The Girl on the Train, a psychological thriller starring Emily Blunt, appealed significantly to female moviegoers, who made up 68 per cent of the audience according to the film’s distributor, Universal Pictures. The film, directed by Tate Taylor (The Help), is about an alcoholic suburbanite woman who becomes embroiled in a mysterious disappearance.
Released just last year, Hawkins’ novel went from bestseller lists to the top of the box office in short order. Dream Works acquired film rights to the book ahead of its publication. While reviews for the film were weak, Blunt’s lead performance was largely praised.
But perhaps the most closely watched opening was Fox Searchlight’s The Birth of a
Nation. Playing in 2,105 cinemas, the film opened with a disappointing US$7.1 million.

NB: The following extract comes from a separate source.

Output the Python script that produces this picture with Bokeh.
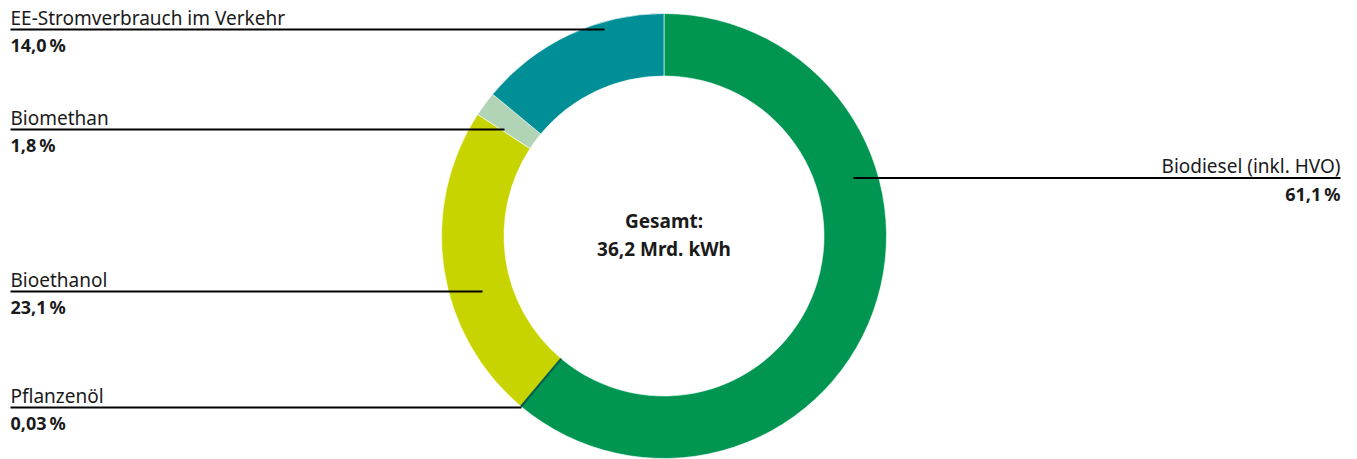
import math
from bokeh.plotting import figure
from bokeh.models import Range1d, ColumnDataSource
from bokeh.core.properties import value
from bokeh.embed import file_html
from bokeh.resources import INLINE

# Data (clockwise from 12 o'clock)
categories = ["Biodiesel (inkl. HVO)", "Pflanzenöl", "Bioethanol", "Biomethan", "EE-Stromverbrauch im Verkehr"]
shares = [61.1, 0.03, 23.1, 1.8, 14.0]
share_labels = ["61,1\u2009%", "0,03\u2009%", "23,1\u2009%", "1,8\u2009%", "14,0\u2009%"]
colors = ["#009651", "#005e50", "#c8d400", "#b2d4b6", "#008f96"]
center_title = "Gesamt:"
center_value = "36,2 Mrd. kWh"

W, H = 1357, 459
cx, cy = 663.5, H - 235.5
r_out, r_in = 222.5, 160
BASE_FIX = 7  # svg baseline offset correction (px)

p = figure(width=W, height=H, x_range=Range1d(0, W), y_range=Range1d(0, H),
           min_border=0, toolbar_location=None, output_backend="svg")
p.axis.visible = False
p.grid.visible = False
p.outline_line_color = None
p.background_fill_color = "white"

total = sum(shares)
starts, ends = [], []
cum = 0.0
for s in shares:
    starts.append(math.pi / 2 - 2 * math.pi * cum / total)
    cum += s
    ends.append(math.pi / 2 - 2 * math.pi * cum / total)

src = ColumnDataSource(dict(start=starts, end=ends, color=colors, cat=categories))
p.annular_wedge(x=cx, y=cy, inner_radius=r_in, outer_radius=r_out,
                start_angle="start", end_angle="end", direction="clock",
                fill_color="color", line_color="white", line_width=0.6, source=src)
# tiny Pflanzenöl slice drawn as visible stroke
i = categories.index("Pflanzenöl")
a = (starts[i] + ends[i]) / 2
p.segment(x0=cx + r_in * math.cos(a), y0=cy + r_in * math.sin(a),
          x1=cx + r_out * math.cos(a), y1=cy + r_out * math.sin(a),
          line_color=colors[i], line_width=2.2)

# label layout: (x_text, y_line_pix, x_line_start, x_line_end, align)
layout = {
    "EE-Stromverbrauch im Verkehr": (10, 29, 10, 604, "left"),
    "Biomethan": (10, 129, 10, 504, "left"),
    "Bioethanol": (10, 291, 10, 482, "left"),
    "Pflanzenöl": (10, 407, 10, 521, "left"),
    "Biodiesel (inkl. HVO)": (1340, 177.5, 853, 1340, "right"),
}
font = "Noto Sans"
for cat, lab in zip(categories, share_labels):
    xt, yl, x0, x1, al = layout[cat]
    y = H - yl
    p.segment(x0=x0, y0=y, x1=x1, y1=y, line_color="black", line_width=2)
    p.text(x=[xt], y=[H - (yl - 5 - BASE_FIX)], text=[cat], text_align=al, text_baseline="alphabetic",
           text_font=value(font), text_font_size="19px", text_color="#1a1a1a")
    p.text(x=[xt], y=[H - (yl + 22.5 - BASE_FIX)], text=[lab], text_align=al, text_baseline="alphabetic",
           text_font=value(font), text_font_size="18px", text_font_style="bold", text_color="#1a1a1a")

p.text(x=[cx], y=[H - (227.5 - BASE_FIX)], text=[center_title], text_align="center", text_baseline="alphabetic",
       text_font=value(font), text_font_size="19px", text_font_style="bold", text_color="#1a1a1a")
p.text(x=[cx], y=[H - (255 - BASE_FIX)], text=[center_value], text_align="center", text_baseline="alphabetic",
       text_font=value(font), text_font_size="19px", text_font_style="bold", text_color="#1a1a1a")

open("out.html", "w").write(file_html(p, INLINE))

The movie fetched a record US$17.5 million at its muchlauded Sundance Film Festival premiere, where it was hailed as an Oscar contender and an answer to the then boiling ‘Oscars So White’ backlash. But Parker became enveloped in a rape allegation from his past, when he was a sophomore at Penn State. Parker, who has maintained his innocence, was acquitted in 2001. The alleged victim killed herself in 2012.
As the controversy continued through the summer and fall (Parker appeared on 60 Minutes last weekend), Fox Searchlight worked in vain to direct focus back toward Parker’s movie. On opening night Thursday, protesters held a silent vigil for victims of rape and sexual assault outside a Los Angeles cinema.

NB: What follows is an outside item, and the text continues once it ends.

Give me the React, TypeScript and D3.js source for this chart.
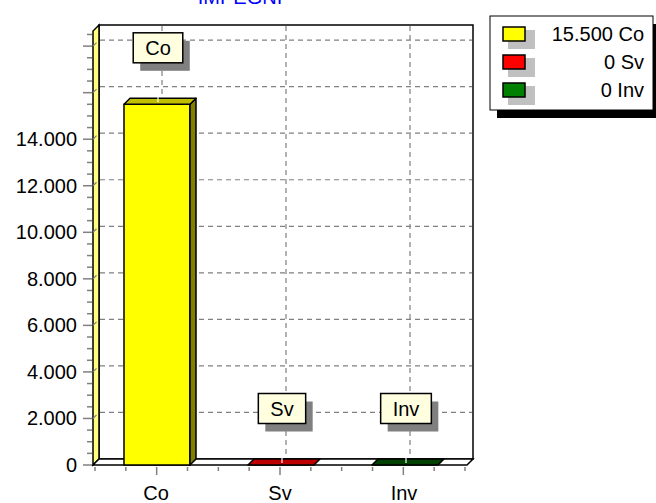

Also opening in wide release was the CBS Films and Lionsgate release Middle School: The Worst Years of My Life, based on the James Patterson books about a teenager who terrorises his principal with pranks. It debuted with US$6.9 million.
Last week’s top film, Tim Burton’s Miss Peregrine’s School for Peculiar Children, slid to second place with US$15 million in its second week for 20th Century Fox. The Lionsgate real-life disaster film
Deepwater Horizon took in US$11.8 million in its second week.